*TASK DETAILS*. Please return exactly the run of lines that begins with the line containing "Write the Chart.js code for this chart." and ends with the line containing "220.2, 255.0, 295.3];", pictures excluded.

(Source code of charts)
==*==

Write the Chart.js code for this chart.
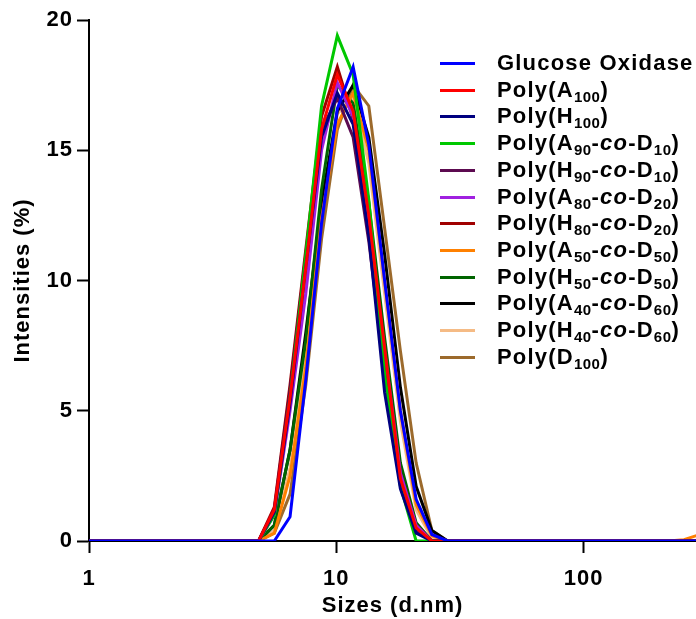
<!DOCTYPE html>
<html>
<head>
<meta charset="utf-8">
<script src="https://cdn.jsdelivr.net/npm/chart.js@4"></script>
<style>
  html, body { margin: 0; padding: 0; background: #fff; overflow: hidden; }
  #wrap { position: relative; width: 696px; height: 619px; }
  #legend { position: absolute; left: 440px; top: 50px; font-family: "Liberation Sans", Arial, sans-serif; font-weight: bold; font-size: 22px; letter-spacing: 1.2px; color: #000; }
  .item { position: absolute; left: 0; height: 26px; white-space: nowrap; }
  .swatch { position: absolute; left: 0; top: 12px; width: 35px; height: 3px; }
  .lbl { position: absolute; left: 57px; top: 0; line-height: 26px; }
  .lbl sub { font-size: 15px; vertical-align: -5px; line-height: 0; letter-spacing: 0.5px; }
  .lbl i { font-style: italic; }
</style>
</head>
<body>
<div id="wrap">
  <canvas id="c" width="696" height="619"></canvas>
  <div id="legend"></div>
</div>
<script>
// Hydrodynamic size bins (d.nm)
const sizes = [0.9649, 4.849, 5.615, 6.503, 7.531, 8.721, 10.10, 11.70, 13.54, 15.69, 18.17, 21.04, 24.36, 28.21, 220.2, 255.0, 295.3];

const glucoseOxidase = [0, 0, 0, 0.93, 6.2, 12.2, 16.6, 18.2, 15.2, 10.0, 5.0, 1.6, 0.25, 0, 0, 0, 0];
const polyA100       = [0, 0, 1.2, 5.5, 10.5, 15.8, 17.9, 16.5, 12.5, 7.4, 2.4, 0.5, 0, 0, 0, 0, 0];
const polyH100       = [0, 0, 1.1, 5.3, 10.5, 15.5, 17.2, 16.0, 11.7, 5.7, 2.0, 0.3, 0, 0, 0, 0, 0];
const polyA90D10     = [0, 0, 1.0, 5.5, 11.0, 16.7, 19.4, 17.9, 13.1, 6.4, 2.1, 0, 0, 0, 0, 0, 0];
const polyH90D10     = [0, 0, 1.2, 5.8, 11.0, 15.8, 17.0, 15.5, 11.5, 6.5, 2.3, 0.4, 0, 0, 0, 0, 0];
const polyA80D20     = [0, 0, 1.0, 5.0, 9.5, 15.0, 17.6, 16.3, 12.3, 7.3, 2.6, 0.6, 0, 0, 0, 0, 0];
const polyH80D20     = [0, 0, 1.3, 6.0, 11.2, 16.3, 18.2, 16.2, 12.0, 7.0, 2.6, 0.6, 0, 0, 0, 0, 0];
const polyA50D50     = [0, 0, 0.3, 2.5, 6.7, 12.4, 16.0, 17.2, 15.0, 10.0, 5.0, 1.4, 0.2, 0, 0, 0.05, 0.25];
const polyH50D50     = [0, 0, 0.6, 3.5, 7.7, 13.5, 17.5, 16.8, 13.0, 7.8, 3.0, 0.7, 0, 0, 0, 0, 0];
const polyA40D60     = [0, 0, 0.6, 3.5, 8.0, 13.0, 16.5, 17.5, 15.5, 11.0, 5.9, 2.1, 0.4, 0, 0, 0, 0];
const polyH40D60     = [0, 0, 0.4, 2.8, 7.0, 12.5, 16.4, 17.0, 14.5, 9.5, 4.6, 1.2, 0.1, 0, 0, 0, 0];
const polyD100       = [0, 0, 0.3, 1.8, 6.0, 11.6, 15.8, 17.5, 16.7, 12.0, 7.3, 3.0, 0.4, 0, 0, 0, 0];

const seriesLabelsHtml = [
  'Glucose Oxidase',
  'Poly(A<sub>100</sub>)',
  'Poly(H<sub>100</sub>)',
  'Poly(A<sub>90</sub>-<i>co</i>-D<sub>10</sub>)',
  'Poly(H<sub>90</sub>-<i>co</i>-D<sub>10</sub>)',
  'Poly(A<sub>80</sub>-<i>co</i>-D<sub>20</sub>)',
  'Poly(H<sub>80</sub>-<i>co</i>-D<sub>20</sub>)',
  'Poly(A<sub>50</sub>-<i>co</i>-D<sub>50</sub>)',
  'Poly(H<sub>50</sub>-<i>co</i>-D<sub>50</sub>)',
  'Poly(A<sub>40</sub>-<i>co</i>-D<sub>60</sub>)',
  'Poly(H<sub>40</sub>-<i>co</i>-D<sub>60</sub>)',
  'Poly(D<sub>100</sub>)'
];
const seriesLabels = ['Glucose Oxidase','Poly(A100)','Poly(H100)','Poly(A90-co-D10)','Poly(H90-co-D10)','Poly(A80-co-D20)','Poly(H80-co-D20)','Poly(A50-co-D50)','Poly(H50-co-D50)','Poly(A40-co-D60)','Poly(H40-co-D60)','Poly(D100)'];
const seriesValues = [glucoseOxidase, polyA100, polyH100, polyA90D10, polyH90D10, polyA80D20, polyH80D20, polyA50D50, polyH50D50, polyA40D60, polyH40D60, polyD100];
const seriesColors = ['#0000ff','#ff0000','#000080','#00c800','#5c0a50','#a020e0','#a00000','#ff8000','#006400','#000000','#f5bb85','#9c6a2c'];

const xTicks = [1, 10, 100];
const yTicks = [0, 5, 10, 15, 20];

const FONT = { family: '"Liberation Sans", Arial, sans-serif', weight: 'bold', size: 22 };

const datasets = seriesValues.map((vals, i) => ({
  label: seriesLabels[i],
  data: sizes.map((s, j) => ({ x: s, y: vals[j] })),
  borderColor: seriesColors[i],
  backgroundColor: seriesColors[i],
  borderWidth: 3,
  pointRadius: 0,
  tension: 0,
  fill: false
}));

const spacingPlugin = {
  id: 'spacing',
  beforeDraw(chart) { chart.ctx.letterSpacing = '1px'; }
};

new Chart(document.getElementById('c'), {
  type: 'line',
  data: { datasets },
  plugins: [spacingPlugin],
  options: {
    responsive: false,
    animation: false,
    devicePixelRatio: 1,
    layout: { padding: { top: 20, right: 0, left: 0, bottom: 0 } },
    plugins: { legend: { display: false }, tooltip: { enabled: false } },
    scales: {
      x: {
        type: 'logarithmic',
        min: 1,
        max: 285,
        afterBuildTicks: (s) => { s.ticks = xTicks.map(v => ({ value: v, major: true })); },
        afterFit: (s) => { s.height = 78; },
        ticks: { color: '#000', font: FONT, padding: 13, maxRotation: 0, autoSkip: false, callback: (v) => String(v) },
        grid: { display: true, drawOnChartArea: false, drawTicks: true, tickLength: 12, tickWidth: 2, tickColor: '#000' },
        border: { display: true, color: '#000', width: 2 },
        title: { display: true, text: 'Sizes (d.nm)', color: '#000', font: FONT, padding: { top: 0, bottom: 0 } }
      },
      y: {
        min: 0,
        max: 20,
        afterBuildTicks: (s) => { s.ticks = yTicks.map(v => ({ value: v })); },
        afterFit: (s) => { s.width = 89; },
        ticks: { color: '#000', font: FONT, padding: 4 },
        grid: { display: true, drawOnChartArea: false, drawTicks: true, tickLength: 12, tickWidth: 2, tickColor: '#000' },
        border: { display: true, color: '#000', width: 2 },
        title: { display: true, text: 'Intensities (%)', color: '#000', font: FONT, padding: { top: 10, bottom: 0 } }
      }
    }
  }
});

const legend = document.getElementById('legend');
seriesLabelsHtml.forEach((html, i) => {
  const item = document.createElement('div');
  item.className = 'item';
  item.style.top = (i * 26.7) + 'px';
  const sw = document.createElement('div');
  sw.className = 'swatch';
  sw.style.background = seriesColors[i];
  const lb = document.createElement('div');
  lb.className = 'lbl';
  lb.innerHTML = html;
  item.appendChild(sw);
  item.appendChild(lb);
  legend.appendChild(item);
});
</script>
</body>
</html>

==*==

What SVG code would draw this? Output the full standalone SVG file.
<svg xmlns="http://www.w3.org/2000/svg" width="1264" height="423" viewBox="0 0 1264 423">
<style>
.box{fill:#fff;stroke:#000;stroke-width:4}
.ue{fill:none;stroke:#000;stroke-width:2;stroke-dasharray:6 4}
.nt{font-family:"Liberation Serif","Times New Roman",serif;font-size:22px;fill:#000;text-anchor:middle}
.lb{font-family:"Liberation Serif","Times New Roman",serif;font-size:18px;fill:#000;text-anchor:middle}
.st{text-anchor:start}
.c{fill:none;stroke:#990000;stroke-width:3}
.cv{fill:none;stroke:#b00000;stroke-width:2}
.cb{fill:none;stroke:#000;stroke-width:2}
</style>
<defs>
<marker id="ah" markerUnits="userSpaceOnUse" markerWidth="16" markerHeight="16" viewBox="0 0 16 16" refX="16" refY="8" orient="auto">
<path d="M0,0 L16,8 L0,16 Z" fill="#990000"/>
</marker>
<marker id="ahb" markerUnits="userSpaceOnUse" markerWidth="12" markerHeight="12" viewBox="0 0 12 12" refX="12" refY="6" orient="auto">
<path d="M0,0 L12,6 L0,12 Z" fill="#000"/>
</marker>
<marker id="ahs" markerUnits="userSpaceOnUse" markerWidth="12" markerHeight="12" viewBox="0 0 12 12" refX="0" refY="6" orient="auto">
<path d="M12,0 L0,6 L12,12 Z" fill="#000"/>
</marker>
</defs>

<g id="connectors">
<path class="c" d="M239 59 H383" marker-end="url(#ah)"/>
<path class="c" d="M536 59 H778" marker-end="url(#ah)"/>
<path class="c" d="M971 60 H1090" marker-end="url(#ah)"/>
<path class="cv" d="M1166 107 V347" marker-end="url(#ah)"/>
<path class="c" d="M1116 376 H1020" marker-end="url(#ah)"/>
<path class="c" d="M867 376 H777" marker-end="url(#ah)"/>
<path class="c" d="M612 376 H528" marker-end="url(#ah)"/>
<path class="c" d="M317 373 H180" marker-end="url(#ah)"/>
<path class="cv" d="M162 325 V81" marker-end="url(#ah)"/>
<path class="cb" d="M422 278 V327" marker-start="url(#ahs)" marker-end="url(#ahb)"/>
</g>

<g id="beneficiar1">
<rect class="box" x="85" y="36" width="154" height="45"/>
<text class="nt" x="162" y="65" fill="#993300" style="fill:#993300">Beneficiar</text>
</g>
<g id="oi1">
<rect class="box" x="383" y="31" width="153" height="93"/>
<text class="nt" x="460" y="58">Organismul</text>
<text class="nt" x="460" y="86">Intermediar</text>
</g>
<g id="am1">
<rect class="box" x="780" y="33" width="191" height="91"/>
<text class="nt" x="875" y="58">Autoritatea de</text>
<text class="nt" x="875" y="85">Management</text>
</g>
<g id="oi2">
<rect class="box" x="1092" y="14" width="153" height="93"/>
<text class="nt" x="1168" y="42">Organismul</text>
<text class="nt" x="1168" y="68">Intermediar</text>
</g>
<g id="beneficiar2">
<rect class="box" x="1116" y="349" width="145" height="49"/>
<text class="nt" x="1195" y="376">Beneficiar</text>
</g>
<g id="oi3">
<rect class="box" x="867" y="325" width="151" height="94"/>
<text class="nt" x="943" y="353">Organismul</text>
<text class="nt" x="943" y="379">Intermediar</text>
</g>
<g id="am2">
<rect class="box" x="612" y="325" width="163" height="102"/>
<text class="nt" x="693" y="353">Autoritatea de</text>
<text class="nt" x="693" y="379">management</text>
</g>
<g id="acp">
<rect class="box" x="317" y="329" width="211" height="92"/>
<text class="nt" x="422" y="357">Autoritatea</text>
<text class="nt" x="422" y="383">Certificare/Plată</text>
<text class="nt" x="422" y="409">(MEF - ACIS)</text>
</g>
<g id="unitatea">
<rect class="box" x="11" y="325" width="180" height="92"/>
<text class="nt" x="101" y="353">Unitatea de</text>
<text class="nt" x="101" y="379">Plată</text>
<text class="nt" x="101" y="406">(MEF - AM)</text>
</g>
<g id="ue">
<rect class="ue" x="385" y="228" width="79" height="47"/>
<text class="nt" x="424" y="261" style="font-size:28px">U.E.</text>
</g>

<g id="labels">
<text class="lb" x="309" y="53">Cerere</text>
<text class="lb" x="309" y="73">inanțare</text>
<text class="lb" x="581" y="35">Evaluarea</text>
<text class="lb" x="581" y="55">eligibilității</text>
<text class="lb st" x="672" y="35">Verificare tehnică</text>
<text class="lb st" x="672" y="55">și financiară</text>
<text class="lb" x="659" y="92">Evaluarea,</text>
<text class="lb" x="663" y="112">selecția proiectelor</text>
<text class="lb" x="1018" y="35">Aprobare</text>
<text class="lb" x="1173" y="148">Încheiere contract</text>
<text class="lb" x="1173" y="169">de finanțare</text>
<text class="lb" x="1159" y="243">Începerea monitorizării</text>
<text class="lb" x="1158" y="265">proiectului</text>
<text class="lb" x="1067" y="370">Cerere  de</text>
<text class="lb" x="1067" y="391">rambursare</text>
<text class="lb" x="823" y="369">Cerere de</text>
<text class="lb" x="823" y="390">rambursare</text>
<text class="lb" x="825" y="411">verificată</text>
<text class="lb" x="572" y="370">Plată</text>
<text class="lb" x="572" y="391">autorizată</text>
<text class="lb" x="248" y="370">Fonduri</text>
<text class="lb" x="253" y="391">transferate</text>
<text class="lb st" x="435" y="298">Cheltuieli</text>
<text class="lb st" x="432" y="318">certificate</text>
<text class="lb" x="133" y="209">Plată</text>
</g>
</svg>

==*==

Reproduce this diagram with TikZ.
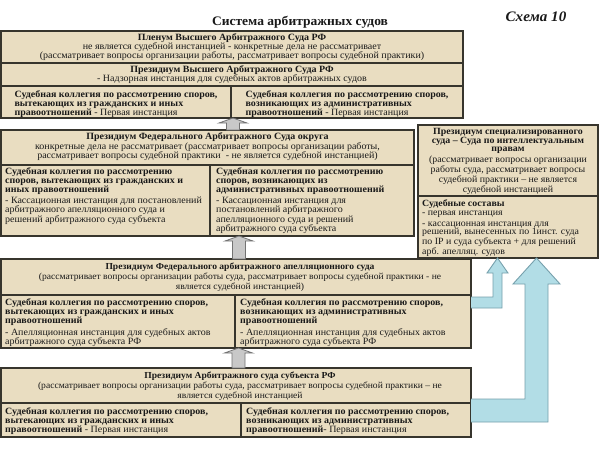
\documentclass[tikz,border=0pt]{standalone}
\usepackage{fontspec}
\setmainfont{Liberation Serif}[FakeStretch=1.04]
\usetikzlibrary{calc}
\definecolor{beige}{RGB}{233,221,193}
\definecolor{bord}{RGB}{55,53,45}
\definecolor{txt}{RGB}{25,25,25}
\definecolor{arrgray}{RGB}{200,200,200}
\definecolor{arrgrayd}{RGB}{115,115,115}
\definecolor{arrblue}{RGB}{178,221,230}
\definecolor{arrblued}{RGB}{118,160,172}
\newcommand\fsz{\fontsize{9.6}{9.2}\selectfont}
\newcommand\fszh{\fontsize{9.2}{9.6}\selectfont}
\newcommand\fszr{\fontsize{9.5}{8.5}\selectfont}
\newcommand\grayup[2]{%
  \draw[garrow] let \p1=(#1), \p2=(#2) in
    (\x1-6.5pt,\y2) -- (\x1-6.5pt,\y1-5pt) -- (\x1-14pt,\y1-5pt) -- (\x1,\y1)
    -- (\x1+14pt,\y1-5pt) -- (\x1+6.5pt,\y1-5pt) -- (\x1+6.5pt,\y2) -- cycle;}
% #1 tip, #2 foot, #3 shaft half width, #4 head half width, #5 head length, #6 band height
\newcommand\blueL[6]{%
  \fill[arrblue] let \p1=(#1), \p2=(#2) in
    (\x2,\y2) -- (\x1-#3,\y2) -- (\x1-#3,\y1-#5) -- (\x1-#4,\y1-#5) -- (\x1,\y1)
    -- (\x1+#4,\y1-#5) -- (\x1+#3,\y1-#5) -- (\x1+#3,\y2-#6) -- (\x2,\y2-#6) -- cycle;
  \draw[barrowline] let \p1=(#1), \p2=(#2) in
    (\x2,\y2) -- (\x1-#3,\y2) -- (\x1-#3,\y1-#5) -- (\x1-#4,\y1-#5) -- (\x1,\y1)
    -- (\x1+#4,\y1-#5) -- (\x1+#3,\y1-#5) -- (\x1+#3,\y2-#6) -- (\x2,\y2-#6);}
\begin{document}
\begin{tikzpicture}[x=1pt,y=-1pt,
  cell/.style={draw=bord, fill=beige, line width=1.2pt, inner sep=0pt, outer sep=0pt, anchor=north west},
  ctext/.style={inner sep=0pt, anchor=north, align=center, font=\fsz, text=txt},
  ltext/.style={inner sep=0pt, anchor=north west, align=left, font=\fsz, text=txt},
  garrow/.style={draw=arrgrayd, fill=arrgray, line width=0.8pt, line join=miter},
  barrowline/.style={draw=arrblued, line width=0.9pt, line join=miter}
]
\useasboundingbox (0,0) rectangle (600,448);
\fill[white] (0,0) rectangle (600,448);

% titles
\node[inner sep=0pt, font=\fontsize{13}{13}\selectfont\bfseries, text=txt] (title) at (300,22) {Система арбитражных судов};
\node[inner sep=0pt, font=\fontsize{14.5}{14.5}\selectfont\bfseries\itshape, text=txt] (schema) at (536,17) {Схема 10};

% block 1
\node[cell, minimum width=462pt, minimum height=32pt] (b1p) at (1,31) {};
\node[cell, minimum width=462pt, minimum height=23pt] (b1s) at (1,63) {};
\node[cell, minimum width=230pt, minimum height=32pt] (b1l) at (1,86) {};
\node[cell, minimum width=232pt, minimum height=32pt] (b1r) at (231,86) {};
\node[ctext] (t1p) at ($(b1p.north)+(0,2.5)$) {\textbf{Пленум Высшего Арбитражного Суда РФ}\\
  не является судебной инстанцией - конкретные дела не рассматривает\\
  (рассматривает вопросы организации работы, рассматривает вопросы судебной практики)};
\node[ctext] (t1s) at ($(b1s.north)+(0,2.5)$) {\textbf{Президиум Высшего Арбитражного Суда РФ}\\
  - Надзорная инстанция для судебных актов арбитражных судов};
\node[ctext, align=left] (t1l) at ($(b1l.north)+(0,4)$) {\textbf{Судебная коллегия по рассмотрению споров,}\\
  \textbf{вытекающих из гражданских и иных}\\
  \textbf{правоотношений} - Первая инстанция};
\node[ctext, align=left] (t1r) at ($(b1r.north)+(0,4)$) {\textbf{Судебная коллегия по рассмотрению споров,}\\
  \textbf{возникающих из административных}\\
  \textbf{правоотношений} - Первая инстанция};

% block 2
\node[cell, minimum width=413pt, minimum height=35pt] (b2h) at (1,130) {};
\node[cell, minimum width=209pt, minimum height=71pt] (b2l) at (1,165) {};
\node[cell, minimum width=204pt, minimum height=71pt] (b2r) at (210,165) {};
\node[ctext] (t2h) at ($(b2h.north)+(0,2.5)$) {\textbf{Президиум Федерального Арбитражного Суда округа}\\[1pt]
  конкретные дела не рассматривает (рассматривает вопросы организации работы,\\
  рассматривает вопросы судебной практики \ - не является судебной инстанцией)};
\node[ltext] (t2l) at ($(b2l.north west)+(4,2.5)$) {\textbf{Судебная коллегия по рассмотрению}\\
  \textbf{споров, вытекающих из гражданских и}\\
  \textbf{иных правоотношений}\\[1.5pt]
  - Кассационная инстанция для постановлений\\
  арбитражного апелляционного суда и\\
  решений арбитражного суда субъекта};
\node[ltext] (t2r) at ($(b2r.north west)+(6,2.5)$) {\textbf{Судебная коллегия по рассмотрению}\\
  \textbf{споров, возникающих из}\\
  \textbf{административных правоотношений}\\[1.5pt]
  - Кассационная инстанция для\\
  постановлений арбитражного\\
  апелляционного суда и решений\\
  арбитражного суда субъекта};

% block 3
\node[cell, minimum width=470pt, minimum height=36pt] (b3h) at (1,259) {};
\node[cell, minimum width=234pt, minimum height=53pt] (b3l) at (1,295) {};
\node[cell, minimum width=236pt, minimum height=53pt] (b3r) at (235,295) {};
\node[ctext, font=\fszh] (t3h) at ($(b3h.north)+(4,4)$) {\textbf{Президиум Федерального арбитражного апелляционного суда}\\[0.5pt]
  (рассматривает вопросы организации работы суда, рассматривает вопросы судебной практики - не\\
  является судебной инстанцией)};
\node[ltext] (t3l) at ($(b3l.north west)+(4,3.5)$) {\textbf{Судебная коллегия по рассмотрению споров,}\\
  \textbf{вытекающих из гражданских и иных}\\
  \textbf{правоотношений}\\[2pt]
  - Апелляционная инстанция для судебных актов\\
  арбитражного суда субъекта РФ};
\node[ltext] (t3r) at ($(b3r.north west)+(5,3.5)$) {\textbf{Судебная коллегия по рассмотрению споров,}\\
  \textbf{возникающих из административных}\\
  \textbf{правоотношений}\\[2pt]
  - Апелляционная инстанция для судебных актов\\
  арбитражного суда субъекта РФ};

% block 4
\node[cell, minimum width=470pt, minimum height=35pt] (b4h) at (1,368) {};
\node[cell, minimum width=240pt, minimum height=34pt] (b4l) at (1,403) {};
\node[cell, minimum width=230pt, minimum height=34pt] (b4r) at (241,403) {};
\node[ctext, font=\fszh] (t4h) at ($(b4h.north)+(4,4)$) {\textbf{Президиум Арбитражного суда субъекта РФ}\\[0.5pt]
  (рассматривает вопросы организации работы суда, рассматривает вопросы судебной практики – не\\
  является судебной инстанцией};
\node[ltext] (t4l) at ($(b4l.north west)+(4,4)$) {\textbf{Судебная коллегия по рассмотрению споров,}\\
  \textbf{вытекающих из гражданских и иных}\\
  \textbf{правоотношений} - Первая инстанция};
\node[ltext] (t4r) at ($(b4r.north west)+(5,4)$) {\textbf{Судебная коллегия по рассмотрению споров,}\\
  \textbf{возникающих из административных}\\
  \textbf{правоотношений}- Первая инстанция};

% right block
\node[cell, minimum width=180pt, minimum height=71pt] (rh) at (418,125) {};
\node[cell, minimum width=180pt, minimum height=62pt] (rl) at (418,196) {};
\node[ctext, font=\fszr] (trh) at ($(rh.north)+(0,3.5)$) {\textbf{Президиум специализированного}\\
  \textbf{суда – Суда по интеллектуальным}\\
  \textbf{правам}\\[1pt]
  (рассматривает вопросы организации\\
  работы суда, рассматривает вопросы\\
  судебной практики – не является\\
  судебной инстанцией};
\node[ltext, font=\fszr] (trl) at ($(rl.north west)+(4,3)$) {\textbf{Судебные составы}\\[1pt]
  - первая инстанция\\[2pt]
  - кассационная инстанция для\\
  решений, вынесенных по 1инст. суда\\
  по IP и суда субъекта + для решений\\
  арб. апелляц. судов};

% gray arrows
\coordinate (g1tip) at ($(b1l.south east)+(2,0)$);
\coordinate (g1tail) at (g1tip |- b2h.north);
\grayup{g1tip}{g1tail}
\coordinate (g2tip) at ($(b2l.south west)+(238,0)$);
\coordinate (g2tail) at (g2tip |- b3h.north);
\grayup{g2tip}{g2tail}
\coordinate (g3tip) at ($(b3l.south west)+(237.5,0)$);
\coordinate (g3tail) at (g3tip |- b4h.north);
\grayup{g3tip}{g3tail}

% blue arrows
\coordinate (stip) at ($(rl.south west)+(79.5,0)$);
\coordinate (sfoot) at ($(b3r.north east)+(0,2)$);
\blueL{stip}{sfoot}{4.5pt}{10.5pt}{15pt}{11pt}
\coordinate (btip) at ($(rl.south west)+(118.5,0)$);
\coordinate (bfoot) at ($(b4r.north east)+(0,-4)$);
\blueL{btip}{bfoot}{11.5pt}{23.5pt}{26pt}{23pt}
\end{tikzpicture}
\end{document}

==*==

*CORRECT RESULT*.
Write the Chart.js code for this chart.
<!DOCTYPE html>
<html>
<head>
<meta charset="utf-8">
<script src="https://cdn.jsdelivr.net/npm/chart.js@4"></script>
<style>
  html, body { margin: 0; padding: 0; background: #fff; overflow: hidden; }
  #wrap { position: relative; width: 696px; height: 619px; }
  #legend { position: absolute; left: 440px; top: 50px; font-family: "Liberation Sans", Arial, sans-serif; font-weight: bold; font-size: 22px; letter-spacing: 1.2px; color: #000; }
  .item { position: absolute; left: 0; height: 26px; white-space: nowrap; }
  .swatch { position: absolute; left: 0; top: 12px; width: 35px; height: 3px; }
  .lbl { position: absolute; left: 57px; top: 0; line-height: 26px; }
  .lbl sub { font-size: 15px; vertical-align: -5px; line-height: 0; letter-spacing: 0.5px; }
  .lbl i { font-style: italic; }
</style>
</head>
<body>
<div id="wrap">
  <canvas id="c" width="696" height="619"></canvas>
  <div id="legend"></div>
</div>
<script>
// Hydrodynamic size bins (d.nm)
const sizes = [0.9649, 4.849, 5.615, 6.503, 7.531, 8.721, 10.10, 11.70, 13.54, 15.69, 18.17, 21.04, 24.36, 28.21, 220.2, 255.0, 295.3];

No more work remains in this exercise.